Indeed. 15% is not nothing, but if house prices in California went down by as much, they wouldnt suddenly become affordable.


Agreed but one of the major reasons why residents are opposed to building/zoning residential IS a natural result of Prop 13. It's impressive how much of the past/current problems California is facing can be traced back to Prop 13.


Agreed but one of the major reasons why residents are opposed to building/zoning residential IS a natural result of Prop 13.

I live in Seattle, where the attitudes of residents and attitude to building are similar, but we have no Prop 13. How is it possible?


You still get the benefits of increased property values due to strangling supply in the face of demand. Only with prop 13 you stand to net even more money, and if your dad gave you the house he bought in '70 you are taxed like you have a little shitty 20k house in boise.

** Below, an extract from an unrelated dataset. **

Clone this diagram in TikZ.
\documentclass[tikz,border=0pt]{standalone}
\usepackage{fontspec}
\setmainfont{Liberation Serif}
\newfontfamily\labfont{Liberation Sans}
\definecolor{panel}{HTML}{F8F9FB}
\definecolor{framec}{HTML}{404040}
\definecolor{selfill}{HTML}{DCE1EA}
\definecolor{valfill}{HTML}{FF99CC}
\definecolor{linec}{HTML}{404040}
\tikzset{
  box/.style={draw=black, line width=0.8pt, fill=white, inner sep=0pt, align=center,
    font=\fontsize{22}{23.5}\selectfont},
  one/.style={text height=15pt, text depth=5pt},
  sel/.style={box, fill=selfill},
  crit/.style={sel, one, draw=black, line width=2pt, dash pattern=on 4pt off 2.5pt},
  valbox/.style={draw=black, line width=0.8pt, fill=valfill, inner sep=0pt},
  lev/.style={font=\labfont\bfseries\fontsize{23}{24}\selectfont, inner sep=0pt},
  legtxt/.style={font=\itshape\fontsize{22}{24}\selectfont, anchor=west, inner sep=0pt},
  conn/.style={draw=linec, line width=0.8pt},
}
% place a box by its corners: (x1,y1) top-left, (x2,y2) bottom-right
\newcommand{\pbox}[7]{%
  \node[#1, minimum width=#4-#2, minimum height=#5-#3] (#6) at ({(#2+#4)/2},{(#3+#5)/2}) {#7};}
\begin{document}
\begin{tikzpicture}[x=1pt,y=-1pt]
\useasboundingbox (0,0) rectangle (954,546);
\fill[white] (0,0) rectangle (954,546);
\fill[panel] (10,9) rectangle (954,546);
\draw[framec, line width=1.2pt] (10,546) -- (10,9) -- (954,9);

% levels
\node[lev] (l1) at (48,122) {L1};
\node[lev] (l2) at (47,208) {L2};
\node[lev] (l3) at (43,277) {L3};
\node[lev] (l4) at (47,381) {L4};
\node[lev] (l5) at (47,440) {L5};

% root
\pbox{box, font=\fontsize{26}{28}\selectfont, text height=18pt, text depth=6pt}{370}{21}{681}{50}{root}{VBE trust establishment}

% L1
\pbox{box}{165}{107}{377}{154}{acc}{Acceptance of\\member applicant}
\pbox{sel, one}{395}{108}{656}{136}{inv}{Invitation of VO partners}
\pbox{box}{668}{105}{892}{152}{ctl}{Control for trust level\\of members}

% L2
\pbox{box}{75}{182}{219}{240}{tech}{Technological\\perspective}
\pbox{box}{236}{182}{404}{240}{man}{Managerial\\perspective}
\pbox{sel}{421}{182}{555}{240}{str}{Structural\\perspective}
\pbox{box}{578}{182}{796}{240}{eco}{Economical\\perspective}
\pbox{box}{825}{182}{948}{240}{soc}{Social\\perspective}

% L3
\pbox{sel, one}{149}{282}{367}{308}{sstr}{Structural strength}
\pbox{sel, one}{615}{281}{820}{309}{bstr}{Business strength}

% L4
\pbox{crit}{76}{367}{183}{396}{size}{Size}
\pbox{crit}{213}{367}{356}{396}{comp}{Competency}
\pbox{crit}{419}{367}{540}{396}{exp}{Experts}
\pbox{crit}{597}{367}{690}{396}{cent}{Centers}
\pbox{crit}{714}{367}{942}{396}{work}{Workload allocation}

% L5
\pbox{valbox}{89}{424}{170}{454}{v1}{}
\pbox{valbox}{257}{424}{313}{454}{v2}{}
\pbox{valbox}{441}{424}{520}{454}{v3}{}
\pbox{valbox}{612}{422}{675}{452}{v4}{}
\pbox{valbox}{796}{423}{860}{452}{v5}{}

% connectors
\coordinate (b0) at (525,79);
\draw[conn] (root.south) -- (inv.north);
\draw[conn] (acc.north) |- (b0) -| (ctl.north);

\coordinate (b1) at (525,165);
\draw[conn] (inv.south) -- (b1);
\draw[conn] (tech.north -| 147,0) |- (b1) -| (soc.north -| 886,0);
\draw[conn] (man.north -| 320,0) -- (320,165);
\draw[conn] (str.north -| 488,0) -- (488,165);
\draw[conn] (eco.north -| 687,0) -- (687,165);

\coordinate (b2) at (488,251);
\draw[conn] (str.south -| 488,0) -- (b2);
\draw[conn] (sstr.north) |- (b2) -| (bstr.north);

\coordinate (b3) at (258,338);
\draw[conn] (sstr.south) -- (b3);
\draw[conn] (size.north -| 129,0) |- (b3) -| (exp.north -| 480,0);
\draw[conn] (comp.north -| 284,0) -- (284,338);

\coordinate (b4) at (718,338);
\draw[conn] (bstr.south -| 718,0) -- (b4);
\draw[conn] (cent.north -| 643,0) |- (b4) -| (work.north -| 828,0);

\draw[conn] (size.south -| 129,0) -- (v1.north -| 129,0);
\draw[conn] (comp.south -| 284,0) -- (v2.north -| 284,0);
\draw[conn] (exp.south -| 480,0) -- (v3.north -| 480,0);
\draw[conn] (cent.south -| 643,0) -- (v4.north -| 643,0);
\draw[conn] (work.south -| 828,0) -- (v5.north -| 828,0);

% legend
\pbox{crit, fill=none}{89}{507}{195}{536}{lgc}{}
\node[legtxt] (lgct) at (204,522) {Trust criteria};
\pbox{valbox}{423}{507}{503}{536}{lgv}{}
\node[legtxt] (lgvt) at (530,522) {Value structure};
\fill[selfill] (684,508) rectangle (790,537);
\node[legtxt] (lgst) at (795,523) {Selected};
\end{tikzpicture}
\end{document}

Most variations of NIMBY-ism arise from a desire to preserve the status quo. That's exactly the kind of rationale that went into enacting Prop 13. The more valuable the status quo is, the more people will fight to maintain it.

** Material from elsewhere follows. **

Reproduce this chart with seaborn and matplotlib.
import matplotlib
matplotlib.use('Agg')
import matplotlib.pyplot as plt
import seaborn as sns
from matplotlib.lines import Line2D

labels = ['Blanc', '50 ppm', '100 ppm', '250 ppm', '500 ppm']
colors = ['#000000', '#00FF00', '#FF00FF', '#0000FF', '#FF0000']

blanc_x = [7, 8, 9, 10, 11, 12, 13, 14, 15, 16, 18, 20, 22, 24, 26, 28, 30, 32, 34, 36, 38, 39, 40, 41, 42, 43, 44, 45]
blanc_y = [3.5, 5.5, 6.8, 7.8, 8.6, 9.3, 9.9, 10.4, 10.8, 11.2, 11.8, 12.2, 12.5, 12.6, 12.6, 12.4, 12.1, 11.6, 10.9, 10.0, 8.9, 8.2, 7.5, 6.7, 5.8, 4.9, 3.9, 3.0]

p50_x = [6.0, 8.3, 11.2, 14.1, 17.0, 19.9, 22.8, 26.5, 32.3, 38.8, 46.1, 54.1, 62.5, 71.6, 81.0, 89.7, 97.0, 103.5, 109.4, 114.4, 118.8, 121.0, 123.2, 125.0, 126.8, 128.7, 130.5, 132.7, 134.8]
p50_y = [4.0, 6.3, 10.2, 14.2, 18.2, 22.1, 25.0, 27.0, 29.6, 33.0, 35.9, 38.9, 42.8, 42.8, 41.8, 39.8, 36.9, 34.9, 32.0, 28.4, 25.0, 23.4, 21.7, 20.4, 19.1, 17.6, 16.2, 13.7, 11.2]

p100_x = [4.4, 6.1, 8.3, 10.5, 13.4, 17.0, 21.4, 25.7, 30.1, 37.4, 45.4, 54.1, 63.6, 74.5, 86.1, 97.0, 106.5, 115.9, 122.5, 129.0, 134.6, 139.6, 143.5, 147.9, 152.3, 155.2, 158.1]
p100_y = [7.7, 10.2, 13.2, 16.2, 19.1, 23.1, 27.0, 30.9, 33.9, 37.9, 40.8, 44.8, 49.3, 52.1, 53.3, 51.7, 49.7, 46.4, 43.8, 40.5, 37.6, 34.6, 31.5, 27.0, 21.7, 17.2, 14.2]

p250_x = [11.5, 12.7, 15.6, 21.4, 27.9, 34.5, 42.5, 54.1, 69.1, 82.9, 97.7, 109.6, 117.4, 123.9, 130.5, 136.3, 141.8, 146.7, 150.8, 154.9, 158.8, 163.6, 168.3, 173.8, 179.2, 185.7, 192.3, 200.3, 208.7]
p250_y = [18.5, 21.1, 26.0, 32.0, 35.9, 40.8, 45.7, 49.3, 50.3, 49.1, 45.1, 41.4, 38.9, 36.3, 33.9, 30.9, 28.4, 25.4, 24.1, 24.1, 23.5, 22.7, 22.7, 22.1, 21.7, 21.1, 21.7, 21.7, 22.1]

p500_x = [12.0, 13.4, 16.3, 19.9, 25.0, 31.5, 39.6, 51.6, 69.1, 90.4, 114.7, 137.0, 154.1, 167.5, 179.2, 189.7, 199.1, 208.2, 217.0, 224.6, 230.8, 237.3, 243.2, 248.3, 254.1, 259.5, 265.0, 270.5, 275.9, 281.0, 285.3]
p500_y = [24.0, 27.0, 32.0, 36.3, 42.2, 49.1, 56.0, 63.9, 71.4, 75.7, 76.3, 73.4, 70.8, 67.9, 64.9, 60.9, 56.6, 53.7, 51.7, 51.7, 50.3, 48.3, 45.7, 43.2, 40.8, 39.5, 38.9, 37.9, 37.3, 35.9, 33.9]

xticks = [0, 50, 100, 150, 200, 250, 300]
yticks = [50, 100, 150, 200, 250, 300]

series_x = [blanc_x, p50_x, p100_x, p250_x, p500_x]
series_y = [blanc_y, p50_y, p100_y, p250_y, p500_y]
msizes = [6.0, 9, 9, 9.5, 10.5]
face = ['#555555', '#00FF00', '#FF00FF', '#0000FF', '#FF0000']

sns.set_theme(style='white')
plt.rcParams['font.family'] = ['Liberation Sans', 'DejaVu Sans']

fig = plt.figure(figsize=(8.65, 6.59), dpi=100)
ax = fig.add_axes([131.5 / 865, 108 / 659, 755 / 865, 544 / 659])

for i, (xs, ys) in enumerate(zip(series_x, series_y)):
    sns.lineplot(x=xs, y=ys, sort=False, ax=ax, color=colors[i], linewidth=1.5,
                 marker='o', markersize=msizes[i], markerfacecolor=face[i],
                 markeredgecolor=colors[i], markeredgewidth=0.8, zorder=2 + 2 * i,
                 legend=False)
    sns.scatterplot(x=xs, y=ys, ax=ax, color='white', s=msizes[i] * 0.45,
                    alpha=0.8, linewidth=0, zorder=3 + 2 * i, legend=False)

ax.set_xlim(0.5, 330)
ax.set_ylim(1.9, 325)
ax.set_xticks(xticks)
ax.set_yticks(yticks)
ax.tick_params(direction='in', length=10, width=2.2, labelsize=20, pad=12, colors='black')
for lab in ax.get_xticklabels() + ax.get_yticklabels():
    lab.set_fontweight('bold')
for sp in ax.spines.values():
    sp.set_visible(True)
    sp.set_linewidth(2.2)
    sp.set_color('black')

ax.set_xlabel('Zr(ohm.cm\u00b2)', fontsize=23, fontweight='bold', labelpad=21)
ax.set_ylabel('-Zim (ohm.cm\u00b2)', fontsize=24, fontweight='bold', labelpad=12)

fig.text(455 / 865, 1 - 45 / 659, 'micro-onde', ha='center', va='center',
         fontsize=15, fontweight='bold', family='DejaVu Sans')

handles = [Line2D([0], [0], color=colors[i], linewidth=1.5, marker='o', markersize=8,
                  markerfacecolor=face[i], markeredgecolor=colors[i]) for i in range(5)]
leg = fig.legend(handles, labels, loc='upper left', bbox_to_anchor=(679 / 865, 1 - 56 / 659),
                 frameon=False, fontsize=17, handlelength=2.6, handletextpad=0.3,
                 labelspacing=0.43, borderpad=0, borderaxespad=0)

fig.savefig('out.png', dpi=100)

Even if there is a bright future ahead, people will limit change. This is in large part because the benefits and costs of change are not uniformly distributed, and when people have a valuable status quo, change represents significant risk.


The attitudes may be in the same direction, but they are far less extreme and taken far less seriously by others. People complain but at the end of the day buildings actually get built in Seattle.


It would require some pretty big shifts in Texas, though. Since most revenue comes from property taxes, the government has an incentive not only to avoid things like Prop 13, but to also encourage building.

Sure, Texas could start imposing an income tax, and raise the sales tax rate, but that would be a huge political hurdle to jump in order to be able to enact CA's terrible housing policies.


Exactly.

EDIT - To be fair. Many of the geographical issues with Chicago, LA, SF and NYC are about being land/water locked on an adjacent side(s). Less of an issue in TX.